日別アーカイブ: 2024年8月6日

熊本大空襲

今月は5日まで長崎県諫早市に滞在していました。熊本へ戻って感じるのは過酷な暑さ。初老の身にはこたえます。
そんななか、熊本市役所本庁舎1階ロビーで開催中の熊本大空襲「平和啓発パネル展」を観てきました。1945年7月1日深夜の「熊本大空襲」による死者は469人、罹災者は4万3千人とのことですが、私の母たちは、その空襲の前に当時住んでいた水前寺から現在の宇城市不知火町へ避難していたので、かろうじて難を逃れました。放送局勤務の親族らから軍都・熊本の中心部に留まるのは危ないので疎開するよう強い勧めを受け、私の祖母(祖父はすでに戦没)がそれを受け入れたからと聞いています。
避難した先の宇土・松橋地域もその後(1945年8月10日)に空襲を受けましたので、どこに住んでいても落命の危険はありました。じっさい現在の宇土市にあった父の実家はそのときに焼失しています。戦後、父方の私の祖母は、焼夷弾の部品を漬物石代わりに使っていたのが、今も私の記憶に強く残っています。今回のパネルで確認すると、漬物石として再利用していたのは、「M69焼夷収束弾(親焼夷弾)」の尾翼部分か先端部分にあたるドーナツ状の金属でした。私の父方の祖母はブラジル移民帰りのたくましい人でしたので、災いをもたらした敵の落とし物を生活の道具に利用して生き抜くしたたかさがあったように思います。

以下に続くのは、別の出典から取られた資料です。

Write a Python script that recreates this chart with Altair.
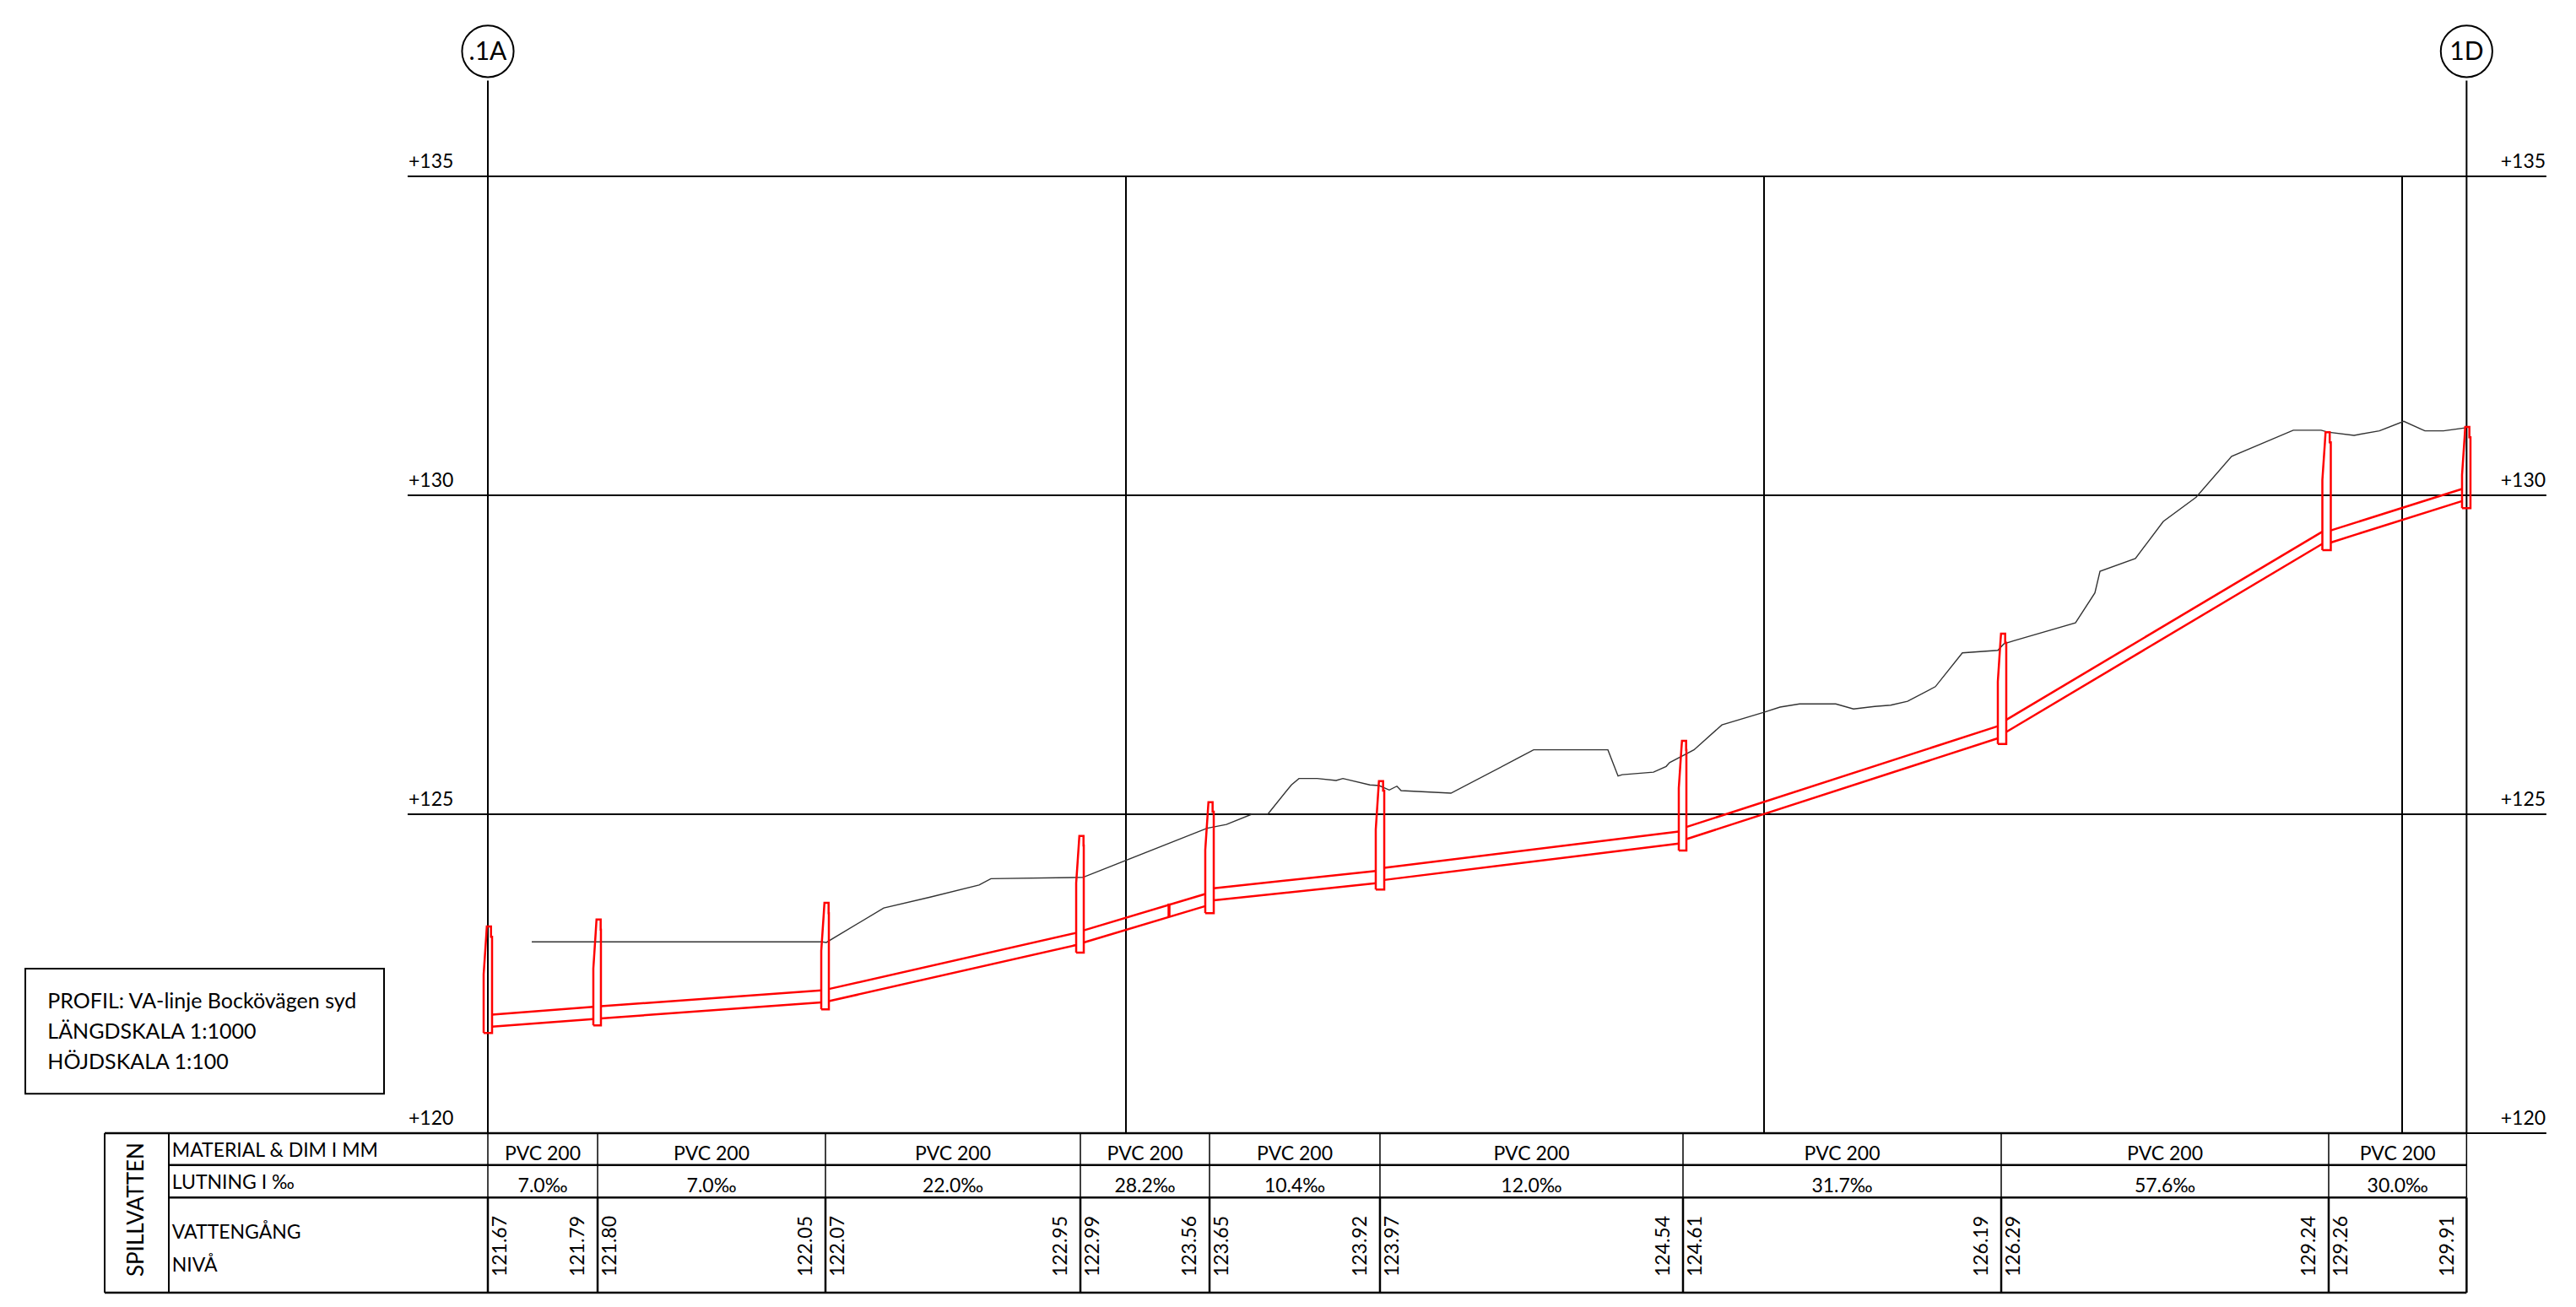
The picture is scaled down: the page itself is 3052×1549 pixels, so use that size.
import altair as alt
import pandas as pd

FONT = "Lato"

# --- values (chainage in m, level in m) ---
grid_levels = [135, 130, 125, 120]
grid_stations = [100, 200, 300]
axis_stations = [0, 310.1]
axis_names = [".1A", "1D"]

terrain_x = [6.88, 52.38, 53.04, 62.04, 69.31, 76.98, 78.84, 93.25, 112.7, 115.74, 119.71, 122.22,
             125.93, 127.12, 129.96, 132.94, 134.0, 138.23, 139.68, 141.27, 142.46, 143.12, 150.93,
             161.64, 163.89, 175.53, 177.12, 177.78, 182.67, 184.66, 185.19, 189.02, 193.39, 200.0,
             202.51, 205.56, 211.24, 214.02, 217.33, 219.84, 222.49, 226.85, 231.08, 236.64, 237.57,
             239.15, 248.81, 251.85, 252.65, 258.2, 262.57, 267.72, 273.28, 282.94, 287.30, 288.36,
             292.46, 296.43, 300.26, 303.57, 306.48, 310.05]
terrain_y = [123.00, 123.00, 122.99, 123.53, 123.70, 123.89, 123.99, 124.01, 124.78, 124.84, 125.00, 125.00,
             125.46, 125.56, 125.56, 125.53, 125.56, 125.46, 125.45, 125.38, 125.44, 125.37, 125.33,
             125.89, 126.01, 126.01, 125.60, 125.62, 125.66, 125.75, 125.81, 126.01, 126.40, 126.60,
             126.68, 126.73, 126.73, 126.65, 126.69, 126.71, 126.77, 127.00, 127.53, 127.57, 127.67,
             127.72, 128.00, 128.47, 128.81, 129.01, 129.59, 129.97, 130.61, 131.02, 131.02, 130.99,
             130.94, 131.01, 131.16, 131.01, 131.01, 131.06]

well_left = [-0.66, 16.53, 52.25, 92.2, 112.43, 139.15, 186.64, 236.64, 287.5, 309.39]
well_right = [0.66, 17.72, 53.44, 93.39, 113.76, 140.48, 187.83, 237.96, 288.82, 310.71]
well_bottom = [121.57, 121.69, 121.94, 122.83, 123.45, 123.82, 124.43, 126.10, 129.14, 129.80]
well_shoulder = [122.49, 122.58, 122.86, 123.92, 124.44, 124.76, 125.41, 127.08, 130.24, 130.32]
well_collar = [123.08, 123.19, 123.45, 124.51, 125.04, 125.37, 126.01, 127.69, 130.83, 130.91]
well_top = [123.24, 123.35, 123.61, 124.66, 125.19, 125.52, 126.15, 127.83, 130.99, 131.07]

cell_edges = [0, 17.2, 52.91, 92.86, 113.1, 139.81, 187.3, 237.17, 288.49, 310.1]
slopes = ["7.0‰", "7.0‰", "22.0‰", "28.2‰", "10.4‰", "12.0‰", "31.7‰", "57.6‰", "30.0‰"]
invert_start = [121.67, 121.80, 122.07, 122.99, 123.65, 123.97, 124.61, 126.29, 129.26]
invert_end = [121.79, 122.05, 122.95, 123.56, 123.92, 124.54, 126.19, 129.24, 129.91]
PIPE_HEIGHT = 0.19

# table rows, on the same vertical scale
row_lines = [120.0, 119.5, 118.99, 117.5]
table_left, table_mid = -60.05, -50.0

W, H = 3036, 1533
xs = alt.Scale(domain=[-75.397, 326.19], nice=False, zero=False)
ys = alt.Scale(domain=[117.381, 137.659], nice=False, zero=False)
X = alt.X("x:Q", scale=xs, axis=None)
Y = alt.Y("y:Q", scale=ys, axis=None)


def hrules(rows, width):
    return alt.Chart(pd.DataFrame(rows, columns=["x", "x2", "y"])).mark_rule(
        color="black", strokeWidth=width).encode(X, alt.X2("x2:Q"), Y)


def vrules(rows, width):
    return alt.Chart(pd.DataFrame(rows, columns=["x", "y", "y2"])).mark_rule(
        color="black", strokeWidth=width).encode(X, Y, alt.Y2("y2:Q"))


def text(rows, size, align="left", baseline="alphabetic", angle=0, font=FONT, weight=400):
    return alt.Chart(pd.DataFrame(rows, columns=["x", "y", "t"])).mark_text(
        font=font, fontSize=size, fontWeight=weight, align=align, baseline=baseline, angle=angle, color="black"
    ).encode(X, Y, text="t:N")


layers = []

# grid
layers.append(hrules([(-12.57, 322.6, v) for v in grid_levels], 2))
layers.append(vrules([(s, 135, 120) for s in grid_stations], 2))
layers.append(vrules([(s, 136.5, 120) for s in axis_stations], 2))
layers.append(text([(-12.43, v + 0.13, f"+{v}") for v in grid_levels], 23))
layers.append(text([(322.5, v + 0.13, f"+{v}") for v in grid_levels], 23, align="right"))

# axis balloons
layers.append(alt.Chart(pd.DataFrame({"x": axis_stations, "y": [136.96, 136.96]})).mark_point(
    shape="circle", size=3739, filled=False, color="black", strokeWidth=2, opacity=1).encode(X, Y))
layers.append(text([(s, 136.82, n) for s, n in zip(axis_stations, axis_names)], 30, align="center"))

# terrain
layers.append(alt.Chart(pd.DataFrame({"x": terrain_x, "y": terrain_y, "o": range(len(terrain_x))}))
              .mark_line(color="#333333", strokeWidth=1.4).encode(X, Y, order="o:Q"))

# pipe: lower line is the invert, upper line the pipe crown
pipe_rows = []
for i in range(9):
    for part, off in (("lo", 0.0), ("hi", PIPE_HEIGHT)):
        pipe_rows.append({"x": well_right[i], "y": invert_start[i] + off, "k": f"{i}{part}", "o": 0})
        pipe_rows.append({"x": well_left[i + 1], "y": invert_end[i] + off, "k": f"{i}{part}", "o": 1})
layers.append(alt.Chart(pd.DataFrame(pipe_rows)).mark_line(color="#ff0000", strokeWidth=2.5)
              .encode(X, Y, detail="k:N", order="o:Q"))

# manholes
well_rows = []
for i in range(10):
    l, r = well_left[i], well_right[i]
    outline = [(l, well_bottom[i]), (l, well_shoulder[i]), (l + 0.4, well_collar[i]), (l + 0.5, well_top[i]),
               (l + 1.15, well_top[i]), (l + 1.15, well_collar[i]), (r, well_collar[i]), (r, well_bottom[i]),
               (l, well_bottom[i])]
    for o, (px, py) in enumerate(outline):
        well_rows.append({"x": px, "y": py, "k": i, "o": o})
layers.append(alt.Chart(pd.DataFrame(well_rows)).mark_line(color="#ff0000", strokeWidth=2.5)
              .encode(X, Y, detail="k:N", order="o:Q"))

# small connection mark on the pipe
layers.append(alt.Chart(pd.DataFrame([{"x": 106.75, "y": 123.60, "y2": 123.39}])).mark_rule(
    color="#ff0000", strokeWidth=3.5).encode(X, Y, alt.Y2("y2:Q")))

# note box
layers.append(alt.Chart(pd.DataFrame([{"x": -72.49, "x2": -16.27, "y": 120.62, "y2": 122.58}])).mark_rect(
    fillOpacity=0, stroke="black", strokeWidth=2).encode(X, alt.X2("x2:Q"), Y, alt.Y2("y2:Q")))
layers.append(text([(-69.0, 121.96, "PROFIL: VA-linje Bockövägen syd"),
                    (-69.0, 121.48, "LÄNGDSKALA 1:1000"),
                    (-69.0, 121.0, "HÖJDSKALA 1:100")], 25))

# table
right = cell_edges[-1]
layers.append(hrules([(table_left, right, row_lines[0]), (table_left, right, row_lines[3]),
                      (table_mid, right, row_lines[1]), (table_mid, right, row_lines[2])], 2.5))
layers.append(vrules([(table_left, row_lines[0], row_lines[3]), (table_mid, row_lines[0], row_lines[3])], 2))
layers.append(vrules([(e, row_lines[0], row_lines[2]) for e in cell_edges], 1.5))
layers.append(vrules([(e, row_lines[2], row_lines[3]) for e in cell_edges], 2.5))
layers.append(text([(table_mid + 0.5, 119.63, "MATERIAL & DIM I MM"),
                    (table_mid + 0.5, 119.13, "LUTNING I ‰"),
                    (table_mid + 0.5, 118.35, "VATTENGÅNG"),
                    (table_mid + 0.5, 117.83, "NIVÅ")], 23))
layers.append(text([(-55, 117.75, "SPILLVATTEN")], 26, baseline="middle", angle=270))

mids = [(a + b) / 2 for a, b in zip(cell_edges[:-1], cell_edges[1:])]
layers.append(text([(m, 119.58, "PVC 200") for m in mids], 23, align="center"))
layers.append(text([(m, 119.07, s) for m, s in zip(mids, slopes)], 23, align="center"))
levels = []
for i in range(9):
    levels.append((cell_edges[i] + 1.95, 117.75, f"{invert_start[i]:.2f}"))
    levels.append((cell_edges[i + 1] - 3.0, 117.75, f"{invert_end[i]:.2f}"))
layers.append(text(levels, 23, baseline="middle", angle=270))

chart = alt.layer(*layers).properties(
    width=W, height=H, padding=0, background="white", autosize=alt.AutoSizeParams(type="none")
).configure_view(strokeWidth=0)

chart.save("out.html", embed_options={"renderer": "svg", "actions": False})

パネルの説明文で初めて知ったことは他にもあります。空襲があった当時、現在の熊本市役所本庁舎が建つ場所は、一面焼け野原となった花畑町や安政町一帯よりも一段低い場所であったため、瓦礫が持ち込まれて埋め立てられたとありました。つまり、現在の熊本市役所本庁舎は、戦禍の瓦礫の上に建っているというわけです。これはこれで戦後復興のシンボルなのかもしれません。